Separating Man From Myth In 'The First Muslim'
Viewed through the lens of dogmatic perversions in the Soviet Union and China, communism is often seen as the antithesis of American society; an atheistic dystopia founded by Karl Marx, one of the post-Enlightenment's wayward secular philosophers. But Marx came from a deeply religious background — generations of rabbis on both sides — and his original motivation lay in that most Christian of principles: helping humanity's downtrodden. One might think Marx's tenets would resonate in a predominantly Christian country like the United States, but America's love of Christ's teachings is only to be outdone by its deep and abiding worship of capitalism.
Likewise, most Westerners judge the Prophet Muhammad through the prism of Islamic extremism. After all, someone who inspires such rabid fundamentalism must have himself been a wild-eyed zealot. But the truth is, at least as told by Lesley Hazleton in her book The First Muslim, that Muhammad's story is that of a mostly reasonable, marginalized man beset by extraordinary circumstances. This humble young merchant picked himself up by his bootstraps and changed the course of human history. Considered alongside America's war against unionized labor (e.g., carpenters) and Jesus' calm submission to Roman governmental authority, Muhammad's story should — on its surface merits, anyway — appeal at least as much as Christianity to a U.S. culture that values small, independent businessmen, and fighting tooth and nail against government oppression. That third pillar of monotheism that will soon be the Earth's largest faith? Muhammad built that.
Even for practicing Muslims, separating the man from the myth can be difficult. As Hazleton (somewhat ponderously) states early on in her biography: "The purity of perfection denies the complexity of a lived life. For Muslims worldwide, Muhammad is the ideal man, the prophet, the messenger of God, and though he is told again and again in the Quran to say 'I am just one of you' — just a man — reverence and love cannot resist the desire to clothe him, as it were, in gold and silver."

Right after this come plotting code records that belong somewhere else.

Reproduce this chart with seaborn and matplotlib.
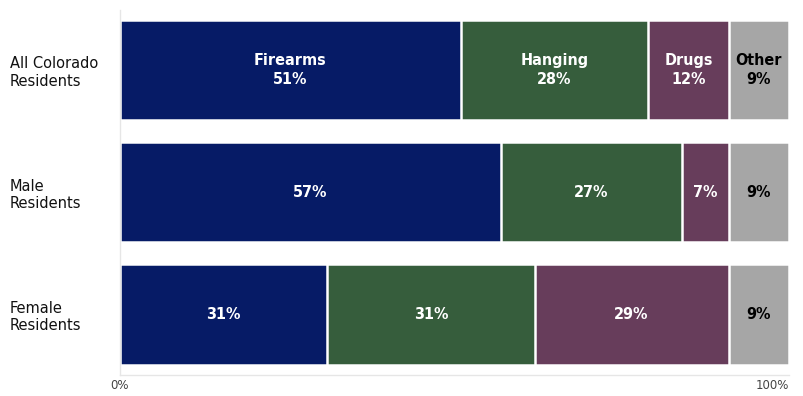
import matplotlib
matplotlib.use("Agg")
import matplotlib.pyplot as plt
import numpy as np
import pandas as pd
import seaborn as sns

groups = ["All Colorado\nResidents", "Male\nResidents", "Female\nResidents"]
methods = ["Firearms", "Hanging", "Drugs", "Other"]
firearms = [51, 57, 31]
hanging = [28, 27, 31]
drugs = [12, 7, 29]
other = [9, 9, 9]
colors = ["#061B66", "#365D3C", "#673D5B", "#A6A6A6"]
text_colors = ["white", "white", "white", "black"]

sns.set_theme(style="white")
plt.rcParams["font.family"] = ["DejaVu Sans"]

values = np.array([firearms, hanging, drugs, other], dtype=float)
cum = values.cumsum(axis=0)

fig = plt.figure(figsize=(8.04, 3.96), dpi=100)
ax = fig.add_axes([0.149, 0.053, 0.832, 0.922])

# Stacked bars: draw cumulative totals from the outermost layer inwards
for i in range(len(methods) - 1, -1, -1):
    df = pd.DataFrame({"group": groups, "total": cum[i]})
    sns.barplot(data=df, x="total", y="group", orient="h", color=colors[i],
                width=0.82, edgecolor="white", linewidth=1.8, saturation=1,
                ax=ax)

# Segment labels
for r in range(len(groups)):
    for i, m in enumerate(methods):
        start = cum[i, r] - values[i, r]
        xc = start + values[i, r] / 2
        v = int(values[i, r])
        label = f"{m}\n{v}%" if r == 0 else f"{v}%"
        ax.text(xc, r, label, ha="center", va="center", color=text_colors[i],
                fontsize=11.5, fontweight="bold", fontstretch="condensed",
                linespacing=1.35)

ax.set_xlim(0, 100)
ax.set_ylim(2.495, -0.49)
ax.set_xticks([0, 100])
ax.set_xticklabels(["0%", "100%"], fontsize=8.5, color="#444444")
ax.set_xlabel("")
ax.set_ylabel("")
ax.tick_params(axis="x", length=0, pad=3)
ax.tick_params(axis="y", length=0, pad=79)
for lbl in ax.get_yticklabels():
    lbl.set_horizontalalignment("left")
    lbl.set_fontsize(10.5)
    lbl.set_color("#111111")
ax.get_xticklabels()[1].set_horizontalalignment("right")
ax.get_xticklabels()[1].set_x(100)

for side in ["top", "right"]:
    ax.spines[side].set_visible(False)
for side in ["left", "bottom"]:
    ax.spines[side].set_color("#E6E6E6")
    ax.spines[side].set_linewidth(1)

fig.savefig("out.png", dpi=100)
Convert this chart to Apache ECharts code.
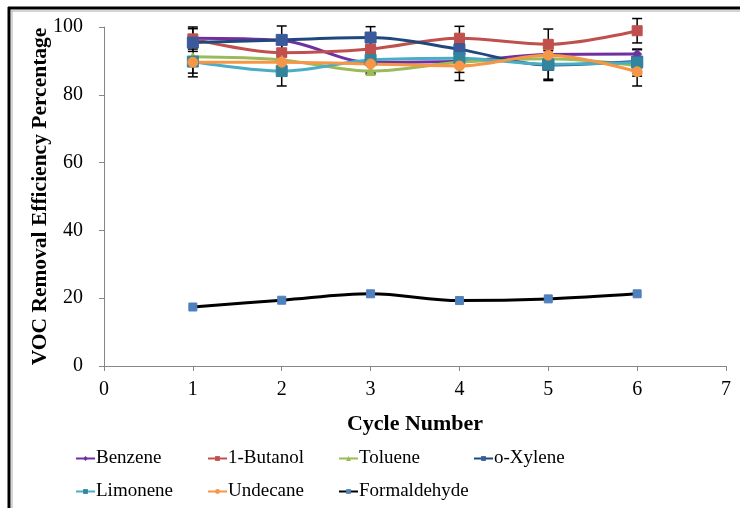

Hazleton, a Brit transplanted to the States and who blogs as The Accidental Theologist, does her best to reconstruct the circumstances in seventh century Arabia that led to the creation and spread of Islam. Like the image of Jesus from Christian Gospels, most of what we know of Muhammad was written down long after his death; an eighth century biography by Ibn Ishaq and a 39-volume (translated) history of early Islam by late-ninth century Baghdad resident al-Tabari. Hazleton doesn't skip over the more mystical parts of Muhammad's life (the archangel Gabriel's visitation, the "satanic verses"), but the book's focus is an effort to portray the prophet's unique circumstances and recognizable humanity.
One of Hazleton's more revelatory passages attempts to get at the heart of what many in the West see as Islam's extreme overreaction to perceived slights and harmless satire. The Quraysh, who ruled Mecca in Muhammad's time, belittled and exiled Muhammad for his dangerous teachings. The Quran urges patience, but it left a lasting mark. "Yet by its sheer insistence on ignoring mockery, the Quran would ensure that the sting of it lasted long into the future. Here, in the foundation text of Islam, is the source of the modern Muslim sensitivity to insult that has taken so many by surprise," writes Hazleton. Despite the Quranic admonitions to ignore insults, the memory of Meccan rejection is still felt today, as Hazleton says, "one of the many indelible ironies of history and faith."
Muhammad shows himself to be a very modern leader, well ahead of his time — a bona fide Hegelian "world-historical man" — as savvy a politician and military leader as he was divine messenger. Hazleton's biography covers the broad strokes of his life with fairness — she doesn't gloss over his more fallible moments — and insight, but the book is important for trying to explain just who he really was. "Just one of you," as the Quran says.